O voto de Nunes Marques
Em nova sessão virtual de julgamento, de 26 de maio a 2 de junho, Nunes Marques apresentou seu voto. No mérito, acompanhou o relator, também acolhendo o pedido da Ansemp e declarando inconstitucional o artigo 12 da Lei 11.023/2019.
“Examinada a lei em tela, nota-se que o número de cargos em comissão existentes depois de editada a Lei n. 11.023/2019 (512 cargos) representa mais de 99% do número de cargos efetivos (517), o que acaba por distanciar-se, conforme delineado tanto pelo Relator como pelo ministro Alexandre de Moraes, do mandamento constitucional do concurso público, previsto no art. 37, II e V, da Constituição da República”, afirmou o ministro.
O inciso V do artigo 37 determina que os cargos em comissão “destinam-se apenas às atribuições de direção, chefia e assessoramento”. “Não é razoável cogitar que, do total de servidores, quase a metade estará a desempenhar atribuições de direção, chefia ou assessoramento. Daí por que a Constituição da República, conquanto reconheça a relevância dos mencionados cargos, afasta essa possibilidade”, ponderou Nunes Marques.
O ministro, entretanto, sugeriu “solução diversa para o caso”, tentando ser salomônico.
“Feitas tais considerações, reconheço haver sérias dificuldades, das mais diversas ordens, quanto ao provimento de referidos cargos, seja por concurso, seja em comissão. O próprio Ministério Público do Espírito Santo ressaltou múltiplas dificuldades de natureza orçamentária, como a alusiva à abertura de concurso público para o provimento de cargos mediante concurso”, anotou Nunes Marques, citando ainda “questões de logística”:
“Não são raros os pedidos de remoção de servidores aprovados, inicialmente, em comarcas distantes, para outras, mais próximas às capitais. Esse fato pode interferir no trabalho realizado pelos membros do Parquet [o MPES], mormente naquelas comarcas mais distantes”.

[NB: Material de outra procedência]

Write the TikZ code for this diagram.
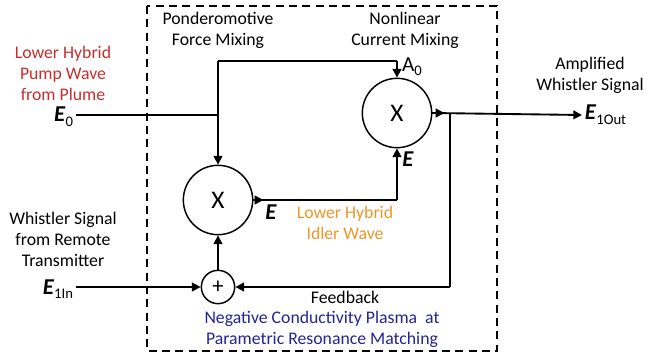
\documentclass[tikz,border=0pt]{standalone}
\usepackage{fontspec}
\setmainfont{Carlito}
\usetikzlibrary{arrows.meta}
\definecolor{pumpred}{RGB}{200,45,45}
\definecolor{idleorange}{RGB}{236,150,40}
\definecolor{plasmablue}{RGB}{35,35,150}
\newcommand{\fieldE}[1]{{\fontsize{17}{20}\selectfont\textbf{\textit{E}}}\raisebox{-3.5pt}{\fontsize{11}{12}\selectfont #1}}
\tikzset{
    >={Triangle[length=6.5pt,width=6.5pt]},
    wire/.style={line width=1.4pt},
    mixer/.style={circle, draw, line width=1.1pt, minimum size=52pt, inner sep=0pt, font=\fontsize{19}{22}\selectfont},
    adder/.style={circle, draw, line width=1.1pt, minimum size=25pt, inner sep=0pt, font=\fontsize{17}{20}\selectfont},
    lbl/.style={align=center, inner sep=0pt, font=\fontsize{13.3}{15.8}\selectfont}
}
\begin{document}
\begin{tikzpicture}[x=0.75pt, y=-0.75pt]
    \useasboundingbox (0,0) rectangle (649,360);
    % Plasma region
    \draw[line width=1.1pt, dash pattern=on 6pt off 4pt] (147,6) rectangle (497,351);
    % Mixers
    \node[mixer] (pm) at (218,200) {X};
    \node[mixer] (nl) at (397,113) {X};
    \node[adder] (sum) at (218,287) {+};
    % Branch points
    \coordinate (j0) at (218,115);
    \coordinate (jt) at (218,61);
    \coordinate (ja) at (397,61);
    \coordinate (jb) at (397,200);
    \coordinate (jf) at (450,113);
    \coordinate (jg) at (450,287);
    % Terminal labels
    \node[lbl, anchor=east, inner sep=2pt] (e0) at (76,117) {\fieldE{0}};
    \node[lbl, anchor=east, inner sep=2pt] (e1in) at (76,289) {\fieldE{1In}};
    \node[lbl, anchor=west, inner sep=2pt] (e1out) at (582,115) {\fieldE{1Out}};
    % Pump path
    \draw[wire] (e0.east |- j0) -- (j0);
    \draw[wire] (ja) -- (jt);
    \draw[wire, ->] (jt) -- (pm.north);
    \draw[wire, ->] (ja) -- (nl.north);
    % Idler path
    \draw[wire] (pm.east) -- (jb);
    \draw[wire, ->] (pm.east) -- ++(10,0);
    \draw[wire, ->] (jb) -- (nl.south);
    % Output and feedback
    \draw[wire, ->] (nl.east) -- ++(12,0);
    \draw[wire, ->] (nl.east) -- (e1out.west);
    \draw[wire] (jf) -- (jg);
    \draw[wire, ->] (jg) -- (sum.east);
    \draw[wire, ->] (e1in.east |- sum) -- (sum.west);
    \draw[wire, ->] (sum.north) -- (pm.south);
    % Field labels
    \node[lbl, font=\fontsize{16}{19}\selectfont] (ea) at (412,67) {A\raisebox{-3pt}{\fontsize{11}{12}\selectfont 0}};
    \node[lbl, font=\fontsize{17}{20}\selectfont] (eb) at (408,159) {\textbf{\textit{E}}};
    \node[lbl, font=\fontsize{17}{20}\selectfont] (ec) at (271,212) {\textbf{\textit{E}}};
    % Text
    \node[lbl, pumpred] (pump) at (63,73) {Lower Hybrid\\Pump Wave\\from Plume};
    \node[lbl] (ponder) at (218,30) {Ponderomotive\\Force Mixing};
    \node[lbl] (nlmix) at (405,30) {Nonlinear\\Current Mixing};
    \node[lbl] (ampl) at (590,75) {Amplified\\Whistler Signal};
    \node[lbl] (remote) at (63,239) {Whistler Signal\\from Remote\\Transmitter};
    \node[lbl, idleorange] (idler) at (345,223) {Lower Hybrid\\Idler Wave};
    \node[lbl] (fb) at (345,297) {Feedback};
    \node[lbl, plasmablue] (plasma) at (322,329) {Negative Conductivity Plasma\ \ at\\Parametric Resonance Matching};
\end{tikzpicture}
\end{document}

O ministro ainda argumentou que o Judiciário não deve interferir demais no que o Legislativo aprova:
“Ademais, considero necessário privilegiar o processo legislativo e as opções políticas. O Judiciário deve exercer seu papel dentro de certas balizas traçadas pela Carta da República, entre as quais se insere o princípio da separação dos poderes. Assim, é preciso autocontenção na atuação jurisdicional, em respeito, conforme tenho defendido, ao princípio da separação dos poderes, corolário do sistema de freios e contrapesos, ou checks and balances”.
No fim das contas, Nunes Marques acompanhou o relator quanto à inconstitucionalidade, mas sugeriu “que seja observada a proporção de 70% dos cargos de provimento efetivo para 30% de cargos em comissão providos, que reputo atender ao princípio da proporcionalidade e ao disposto no art. 37, II e V, da Lei Maior”.
Quanto ao prazo para isso, ele também optou por um meio-termo: “Considerando, ainda, ser necessário adequar a estrutura do Ministério Público Estadual aos parâmetros ora fixados, proponho a modulação dos efeitos para que a decisão tenha eficácia após decorrido o prazo de dezoito meses a contar da publicação do acórdão. É como voto”.
Após o voto de Nunes Marques, o ministro Gilmar Mendes acompanhou integralmente o voto de Fachin. Em seguida, Luiz Fux pediu vista dos autos. Pela nova regra que tem sido seguida no Supremo, ele tem até três meses para devolver o processo com seu voto.
Faltarão, assim, só o dele, o de André Mendonça e o de Rosa Weber.